On this day in the World: Greece bailout, car bombings, and Tyson's victory

■ 14 AD: Augustus, first Emperor of Rome and adopted son of Julius Caesar, died.

■ 1561: Mary Queen of Scots arrived in Scotland to take the throne after 13 years in France.

■ 1839: The first ‘daguerreotype’ photograph, a direct positive image on a silver-coated copper plate, taken by Louis Jacques Daguerre, was shown in Paris.

■ 1848: The New York Herald reported the discovery of gold in California.

■ 1871: Orville Wright, US inventor and aviator was born. With his brother Wilbur, he succeeded in developing the first machine capable of powered flight in December 1903.

■ 1883: Gabrielle ‘Coco’ Chanel, French fashion designer, was born.

■ 1934: Germans voted to give Adolf Hitler the presidency, in addition to being chancellor.
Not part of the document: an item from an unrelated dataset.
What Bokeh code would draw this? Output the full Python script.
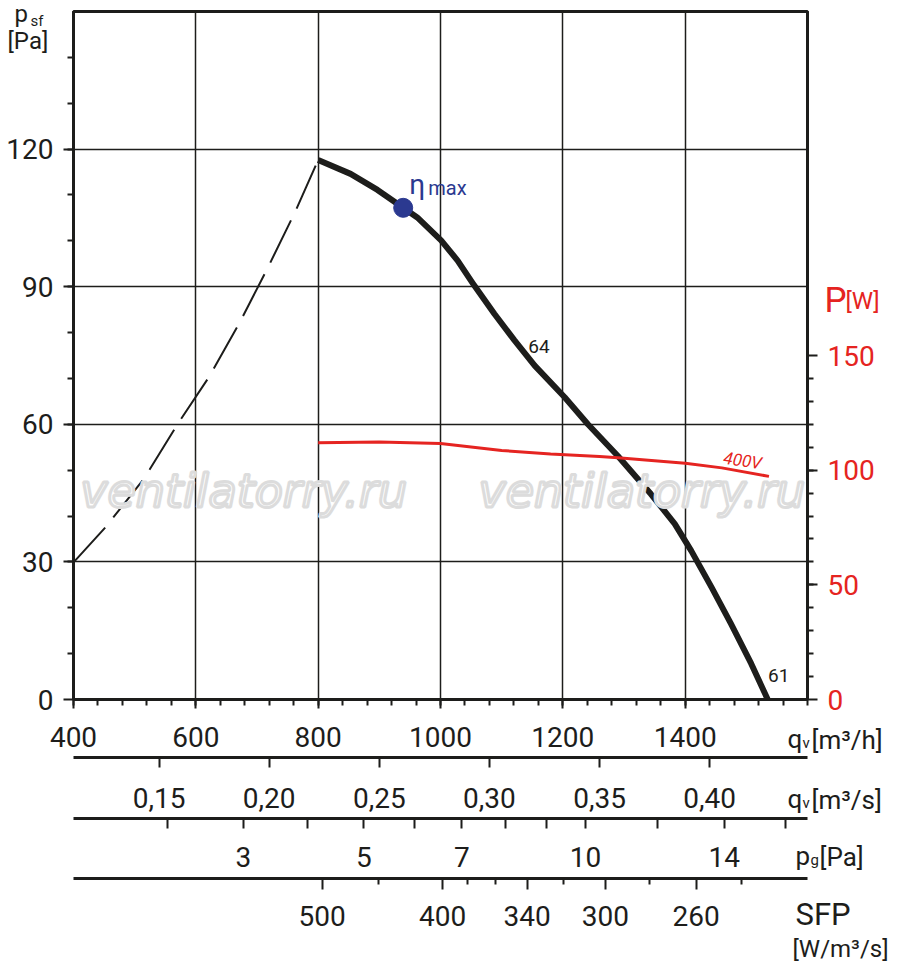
import numpy as np
from bokeh.embed import file_html
from bokeh.models import CustomJSTickFormatter, FixedTicker, GridBox, Label, LinearAxis, Range1d
from bokeh.plotting import figure
from bokeh.resources import INLINE

FONT = "Roboto"
INK = "#1d1d1b"
RED = "#e52421"
BLUE = "#2b3990"

# fan curve: q [m3/h], p_sf [Pa]
flow = [800, 853, 897, 939, 962, 1001, 1028, 1055, 1088, 1121, 1154, 1203, 1241,
        1290, 1344, 1383, 1410, 1443, 1475, 1508, 1535]
pressure = [117.6, 114.6, 111.1, 107.2, 105.1, 100.1, 95.7, 90.3, 84.1, 78.3, 72.8, 65.9, 60.0,
            53.1, 44.8, 38.3, 32.4, 24.5, 16.5, 7.8, 0.0]

# unstable part (dashed)
stall_flow = [400, 452, 515, 570, 621, 673, 719, 763, 800]
stall_pressure = [29.9, 37.5, 48.1, 60.0, 70.2, 82.5, 94.5, 106.5, 117.6]

# power input at 400 V: q [m3/h], P [W]
power_flow = [800, 900, 1000, 1100, 1180, 1260, 1290, 1400, 1460, 1537]
power = [112.0, 112.3, 111.6, 108.6, 107.1, 106.0, 105.4, 103.0, 101.0, 97.3]

eta_flow, eta_pressure = 939, 107.2

# extra scales under the chart
m3s_ticks = [0.15, 0.20, 0.25, 0.30, 0.35, 0.40]
pg_major = [3, 5, 7, 10, 14]
pg_minor = [2, 4, 6, 8, 9, 12, 16]
pg_coeff = 391.2  # q [m3/h] = pg_coeff * sqrt(p_g)
sfp_major = [500, 400, 340, 300, 260]
sfp_minor = [450, 380, 360, 320, 280, 240]

# where SFP = P / q takes the tick values
grid_q = np.linspace(power_flow[0], power_flow[-1], 2000)
sfp_curve = 3600 * np.interp(grid_q, power_flow, power) / grid_q


def sfp_pos(vals):
    return [float(np.interp(v, sfp_curve[::-1], grid_q[::-1])) for v in vals]


# frame: x 73..807, y 11..699 on the page
p = figure(width=900, height=967, x_range=Range1d(400, 1600), y_range=Range1d(0, 150),
           output_backend="svg", toolbar_location=None,
           min_border_left=73, min_border_right=93, min_border_top=11, min_border_bottom=268)
p.extra_y_ranges = {"power": Range1d(0, 300)}
p.extra_x_ranges = {"m3s": Range1d(400 / 3600, 1600 / 3600),
                    "sqrtpg": Range1d(400 / pg_coeff, 1600 / pg_coeff)}

p.outline_line_color = INK
p.outline_line_width = 3
p.background_fill_color = "white"
p.border_fill_color = "white"


def style_axis(ax, tick=10, minor=6, standoff=12, size="28px", color=INK):
    ax.axis_line_color = INK
    ax.axis_line_width = 3
    ax.major_tick_line_color = INK
    ax.major_tick_line_width = 2
    ax.major_tick_out = tick
    ax.major_tick_in = 0
    ax.minor_tick_line_color = INK
    ax.minor_tick_line_width = 2
    ax.minor_tick_out = minor
    ax.minor_tick_in = 0
    ax.major_label_text_font = FONT
    ax.major_label_text_font_size = size
    ax.major_label_text_color = color
    ax.major_label_standoff = standoff


def pad_axis(ax, px):
    # invisible axis label, only to space the stacked scales apart
    ax.axis_label = " "
    ax.axis_label_text_font_size = "1px"
    ax.axis_label_standoff = px


xt = FixedTicker(ticks=list(range(400, 1401, 200)), minor_ticks=list(range(400, 1601, 40)))
p.xaxis.ticker = xt
p.xgrid.ticker = xt
style_axis(p.xaxis[0], tick=9, minor=6, standoff=18)
pad_axis(p.xaxis[0], 4)

yt = FixedTicker(ticks=[0, 30, 60, 90, 120], minor_ticks=list(range(10, 141, 10)))
p.yaxis.ticker = yt
p.ygrid.ticker = yt
style_axis(p.yaxis[0], tick=10, minor=6, standoff=10)

p.grid.grid_line_color = INK
p.grid.grid_line_width = 1.5

pax = LinearAxis(y_range_name="power",
                 ticker=FixedTicker(ticks=[0, 50, 100, 150], minor_ticks=list(range(10, 141, 10))))
style_axis(pax, tick=10, minor=6, standoff=10, color=RED)
p.add_layout(pax, "right")

ax2 = LinearAxis(x_range_name="m3s", ticker=FixedTicker(ticks=m3s_ticks, minor_ticks=[]),
                 formatter=CustomJSTickFormatter(code="return tick.toFixed(2).replace('.', ',')"))
style_axis(ax2, tick=10, minor=0, standoff=20)
pad_axis(ax2, 4)
p.add_layout(ax2, "below")

ax3 = LinearAxis(x_range_name="sqrtpg",
                 ticker=FixedTicker(ticks=[float(v) for v in np.sqrt(pg_major)],
                                    minor_ticks=[float(v) for v in np.sqrt(pg_minor)]),
                 formatter=CustomJSTickFormatter(code="return String(Math.round(tick * tick))"))
style_axis(ax3, tick=10, minor=10, standoff=18)
pad_axis(ax3, 5)
p.add_layout(ax3, "below")

sfp_q = sfp_pos(sfp_major)
ax4 = LinearAxis(ticker=FixedTicker(ticks=sfp_q, minor_ticks=sfp_pos(sfp_minor)),
                 formatter=CustomJSTickFormatter(args=dict(q=sfp_q, s=sfp_major), code="""
    let best = 0
    for (let i = 0; i < q.length; i++) {
        if (Math.abs(q[i] - tick) < Math.abs(q[best] - tick)) best = i
    }
    return String(s[best])
"""))
style_axis(ax4, tick=11, minor=6, standoff=16)
p.add_layout(ax4, "below")

# curves
p.line(stall_flow, stall_pressure, line_color=INK, line_width=2, line_dash="47 13")
p.line(flow, pressure, line_color=INK, line_width=6, line_join="round")
p.line(power_flow, power, y_range_name="power", line_color=RED, line_width=3)
p.scatter([eta_flow], [eta_pressure], size=19, color=BLUE)


def note(fig, text, x, y, size, color=INK, align="left", style="normal",
         font=FONT, angle=0.0, y_range_name="default", outline=None):
    kw = {"text_outline_color": outline} if outline else {}
    fig.add_layout(Label(x=x, y=y, text=text, text_font=font, text_font_size=size,
                         text_color=color, text_align=align, text_baseline="middle",
                         text_font_style=style, angle=angle, y_range_name=y_range_name, **kw))


# watermark
for wx in (411, 1062):
    note(p, "ventilatorry.ru", wx, 45.5, "46px", color="white", style="italic",
         font="DejaVu Sans", outline="#dcdcdc")

note(p, "η", 949, 112.2, "28px", BLUE)
note(p, "max", 980, 111.6, "20px", BLUE)
note(p, "64", 1161, 77, "19px", align="center")
note(p, "61", 1553, 5.2, "19px", align="center")
note(p, "400V", 1494, 104.2, "17px", RED, align="center", style="italic", angle=-0.15,
     y_range_name="power")

# axis names sit outside the frame, where labels get clipped, so they go on a
# transparent sheet laid over the chart; page px of left edge and baseline
sheet = figure(frame_width=900, frame_height=967, x_range=Range1d(0, 900),
               y_range=Range1d(967, 0), output_backend="svg", toolbar_location=None,
               x_axis_location=None, y_axis_location=None, min_border=0,
               outline_line_color=None, background_fill_color=None, border_fill_color=None)
sheet.grid.visible = False
try:
    sheet.frame_align = False
    p.frame_align = False
    overlay = True
except AttributeError:
    overlay = False

names = [
    ("p", 14, 22, 24, INK), ("sf", 30, 26, 15, INK), ("[Pa]", 7, 49, 24, INK),
    ("P", 824, 312, 35, RED), ("[W]", 845, 309, 24, RED),
    ("q", 787, 747, 26, INK), ("v", 802, 748, 15, INK), ("[m³/h]", 811, 748, 26, INK),
    ("q", 787, 807, 26, INK), ("v", 802, 808, 15, INK), ("[m³/s]", 811, 808, 26, INK),
    ("p", 795, 864, 26, INK), ("g", 810, 865, 15, INK), ("[Pa]", 819, 865, 26, INK),
    ("SFP", 795, 925, 31, INK), ("[W/m³/s]", 792, 957, 24, INK),
]
for text, px, base, size, color in names:
    note(sheet, text, px, base - 0.34 * size, f"{size}px", color)

root = GridBox(children=[(p, 0, 0), (sheet, 0, 0)]) if overlay else p
open("out.html", "w").write(file_html(root, INLINE))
■ 1946: William Jefferson Clinton, 42nd president of the United States, was born. He served as governor of Arkansas from 1978-80 and from 1982-92, when he was elected president. He was re-elected for a second term in 1996.

■ 1960: The Soviet Union launched the Sputnik 5 satellite into Earth orbit, carrying two dogs, Belka and Strelka. It was the first spaceflight to send animals into orbit and return them safely to Earth, and paved the way for the first human orbital flight, Vostok 1, less than eight months later.

■ 1977: Actor and comedian Groucho Marx died. The most popular of the famous Marx Brothers, his films included A Night at the Opera and A Day at the Races.

■ 1979: The Vietnamese-backed Cambodian government passed a death sentence on former dictator Pol Pot for genocide. The sentence was passed in absentia, as troops were unable to track down the Khmer Rouge leader.

■ 1987: Gunman Michael Ryan shot dead 16 people during a rampage through Hungerford, England, in what was then Britain’s worst mass killing. He then shot himself after being cornered by police in a local school.

■ 1991: Soviet president Mikhail Gorbachev was overthrown in a coup by Communist hardliners, which collapsed two days later. The failed coup marked the beginning of the end of the Soviet Union.

■ 1995: After two years in prison, former undisputed world heavyweight boxing champion Mike Tyson appeared in his comeback fight, beating Peter McNeeley in just 89 seconds.

■ 1998: Police in Manchester questioned local doctor Harold Shipman about the death of an elderly woman patient and said they were investigating a further 19 deaths of patients in his care; Shipman was later exposed as Britain’s worst mass murderer, thought to have killed at least 215 people over 23 years.

■ 2005: Britain’s former Northern secretary Mo Mowlam, who oversaw the talks which led to the 1998 Good Friday Agreement, died aged 55. The Labour Party politician, who had previously suffered a brain tumour, once famously whipped off her wig and slammed it on the table when negotiations between the obdurate foes of Northern Irish politics reached a sticking point.

■ 2009: At least 101 people were killed and more than 500 were injured after car bombs and a barrage of mortars hit highprofile targets in Baghdad. They were the first co-ordinated strikes against central areas of the capital since Iraqi forces took over responsibility for security in the city, and the deadliest attack since the Yazidi bombings in northern Iraq in August 2007 which killed almost 800 people.

■ 2012: Hollywood director Tony Scott died by suicide in Los Angeles at the age of 68. The British-born director, brother of Alien director Ridley Scott, shot to fame in the 1980s with a string of action films including Top Gun, Crimson Tide, and Beverly Hills Cop II.

■ 2015: Germany’s parliament backed a third bailout for Greece, a victory for Chancellor Angela Merkel, who supported the proposal. The $95bn bailout had still to be approved by other governments in Europe.